Review: "How to Become a Saint (while wearing pants)" Gives Us Transcendence in Trousers

How to Become a Saint (while wearing pants)

Created and performed by Lex Alston, Becca Canziani, Brooke Ferris, Lynn Hodeib, and Ania Upstill

Presented by Butch Mermaid Productions at wild project

195 E 3rd St, Manhattan, NYC

April 1-4, 2026

Lex Alston, Becca Canziani, and Brooke Ferris. Photo by Ruby Goldner.
One might not think of excessive weeping as a divinely bestowed gift, but medieval English mystic Margery Kempe claimed her copious crying as a sign of her special relationship to Jesus Christ, arguably repositioning a "feminine" weakness as a strength. Kempe is one of a trio of the saintly who assemble in How to Become a Saint (while wearing pants) for a celebration of one of their own that ends up throwing their perceptions of history and self into question. Written by the cast, the freewheelingly funny How to Become a Saint is part of the 2026 New York City Fringe Festival, an open lottery-based theater festival in which one hundred percent of box office proceeds go directly to the artists, and which this year runs from April 1-19 at UNDER St. Marks, the wild project, Chain Theatre, and The Rat NYC.

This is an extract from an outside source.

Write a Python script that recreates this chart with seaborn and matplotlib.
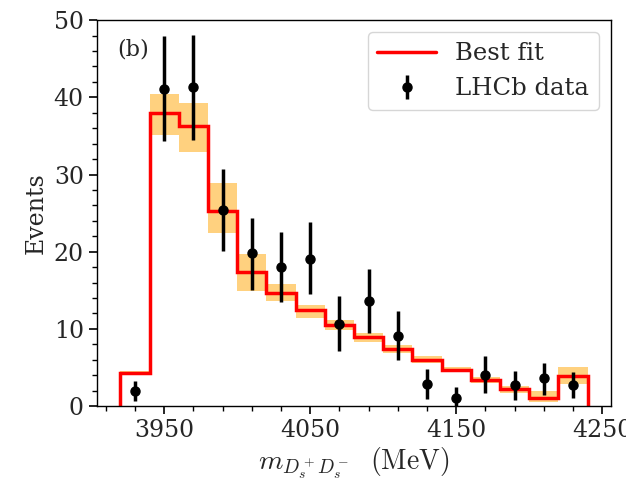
import numpy as np
import matplotlib
matplotlib.use("Agg")
import matplotlib.pyplot as plt
import seaborn as sns
from matplotlib.ticker import MultipleLocator

# bin centres (MeV), 20 MeV bins
mass = [3930, 3950, 3970, 3990, 4010, 4030, 4050, 4070,
        4090, 4110, 4130, 4150, 4170, 4190, 4210, 4230]

# LHCb data points and asymmetric errors
events = [1.9, 41.1, 41.3, 25.4, 19.8, 18.0, 19.1, 10.6,
          13.6, 9.1, 2.9, 1.0, 4.0, 2.7, 3.6, 2.7]
err_low = [1.3, 6.7, 6.8, 5.3, 4.7, 4.5, 4.6, 3.5,
           4.1, 3.1, 2.0, 1.0, 2.3, 1.9, 2.1, 1.7]
err_high = [1.3, 6.8, 6.8, 5.3, 4.6, 4.6, 4.7, 3.6,
            4.1, 3.2, 1.9, 1.5, 2.5, 1.9, 2.0, 1.7]

# best fit and its uncertainty band
fit = [4.3, 38.0, 36.3, 25.3, 17.4, 14.7, 12.4, 10.5,
       8.9, 7.4, 6.0, 4.7, 3.4, 2.2, 1.1, 3.9]
band_low = [4.0, 35.1, 32.9, 22.4, 14.9, 13.6, 11.4, 9.8,
            8.3, 6.9, 5.6, 4.4, 3.05, 1.75, 0.55, 2.9]
band_high = [4.6, 40.4, 39.3, 28.9, 19.7, 15.8, 13.1, 11.1,
             9.5, 7.95, 6.45, 5.0, 3.75, 2.65, 2.0, 5.0]

sns.set_style("ticks")
plt.rcParams["font.family"] = ["DejaVu Serif"]
plt.rcParams["mathtext.fontset"] = "cm"
plt.rcParams["xtick.direction"] = "out"
plt.rcParams["ytick.direction"] = "out"

x = np.array(mass)
edges = np.append(x - 10, x[-1] + 10)

fig = plt.figure(figsize=(6.26, 4.8), dpi=100)
ax = fig.add_axes([0.155, 0.154, 0.821, 0.804])

ax.stairs(band_high, edges, baseline=band_low, fill=True,
          color="orange", alpha=0.5, linewidth=0, zorder=1)
ax.stairs(fit, edges, baseline=0, color="red", linewidth=2.5,
          label="Best fit", zorder=2)
ax.errorbar(mass, events, yerr=[err_low, err_high], fmt="o", color="black",
            markersize=6.5, elinewidth=2.5, capsize=0, label="LHCb data", zorder=3)

ax.set_ylim(0, 50)
ax.xaxis.set_major_locator(MultipleLocator(100, offset=50))
ax.xaxis.set_minor_locator(MultipleLocator(20, offset=10))
ax.yaxis.set_major_locator(MultipleLocator(10))
ax.yaxis.set_minor_locator(MultipleLocator(2))
ax.tick_params(which="major", length=6, width=1.2, labelsize=17, color="black")
ax.tick_params(which="minor", length=3.5, width=1.0, color="black")
for s in ax.spines.values():
    s.set_color("black")
    s.set_linewidth(1.0)

ax.set_xlabel(r"$m_{D_s^+D_s^-}\ \ (\mathrm{MeV})$", fontsize=20, labelpad=2)
ax.set_ylabel("Events", fontsize=17)
ax.text(0.04, 0.925, "(b)", transform=ax.transAxes, fontsize=16,
        va="center", ha="left")
ax.legend(loc="upper right", fontsize=17.5, handlelength=2.4)

fig.savefig("out.png", dpi=100)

As audience members make their way to their seats, they are greeted by a white-clad, blue-haired angel (Butch Mermaids founder Ania Upstill) with a clipboard who checks them in along with the other guests on their rsvp list, all of whom are saints. This is Saints' Heaven, after all; and assisting the first angel is a second (Lynn Hodeib), less composed and capable and more interested in breaking out her snack food. The second angel and the minimalist set also partake in the blue and white theme (Kempe [Brooke Ferris], when she appears, is dressed in solid blue, an echo of the angelic perhaps hinting at her self-importance). The occasion is St. Marinos's Day, and part of the celebration involves reenactments, the method by which the saints share their stories with one another. Marinos (Lex Alston), though, is supremely shy, as embodied hilariously but relatably by Alston. Marinos has to be led onstage and prevented from leaving again after they stumblingly introduce themself to the audience. Their reenactment, when it comes, expands on these introductory details, with a story that involves Marinos becoming a monk like their father, raising a child who also became a monk, and being discovered upon their death to have "boobs!" That this discovery is declared in the same line "A miracle!" seems like a handy dodge for the patriarchal authorities.
Lex Alston, Becca Canziani, and Brooke Ferris. Photo by Ruby Goldner.
Kempe is next to arrive on the scene, introducing herself as the first woman to produce an autobiography in English and a virgin with 14 kids. The Long Island-accented self-importance with which Ferris plays Kempe is hilarious (and even funnier for those who have read The Book of Margery Kempe), as is her being "hot for Jesus," as she repeats in song. Funny as it is, her attitude also reflects the medieval eroticization of Jesus's wounds, itself bound up in discourses that sometimes undercut gendered norms, conflating those wounds, for instance, with sites of nursing. Joan of Arc (a fantastic Becca Canziani) is the final arrival, a "special guest" who is newly sainted and not sure why she is there. (Whatever the reason, the second angel, played with comedic aplomb by Hodeib as often a bit off the beat, metaphorically and sometimes literally, clearly feels about Joan the way that Kemp feels about Jesus). Following a slo-mo battle reenactment that Joan then says is not what happened, the characters try different ways to figure out the reason for Joan's canonization. On the way to concluding it must have been her wearing pants, they are forced to reexamine who is telling these stories (historically, even Kempe's Book was dictated, introducing a layer of mediation between her and the reader) and why.

The play, which in its program credits M.W. Bychowski's scholarship on trans saints as a source of inspiration, reminds us that the archive is not always trustworthy and suggests alternative avenues in the search for truth (it is perhaps relevant that the voice of God, when it comes, is polyvocal, in a clever bit of staging that has the cast speaking in unison with their backs to the audience). As the characters come to and engage in that search, they engage in a little audience interaction and a lot of physicality–no doubt reflective of the amount of clowning experience collectively held by the cast–from the choreographed passing of years in Marinos's reenactment (which also sees Upstill playing the Catholic Church with a headpiece somewhere between costume and prop) to Margery Kempe's R&B-style song for the divine love of her life and Joan's climactic musical spoken-word/dance number. There, as throughout, How to Become a Saint (while wearing pants) makes transgressiveness sparkle.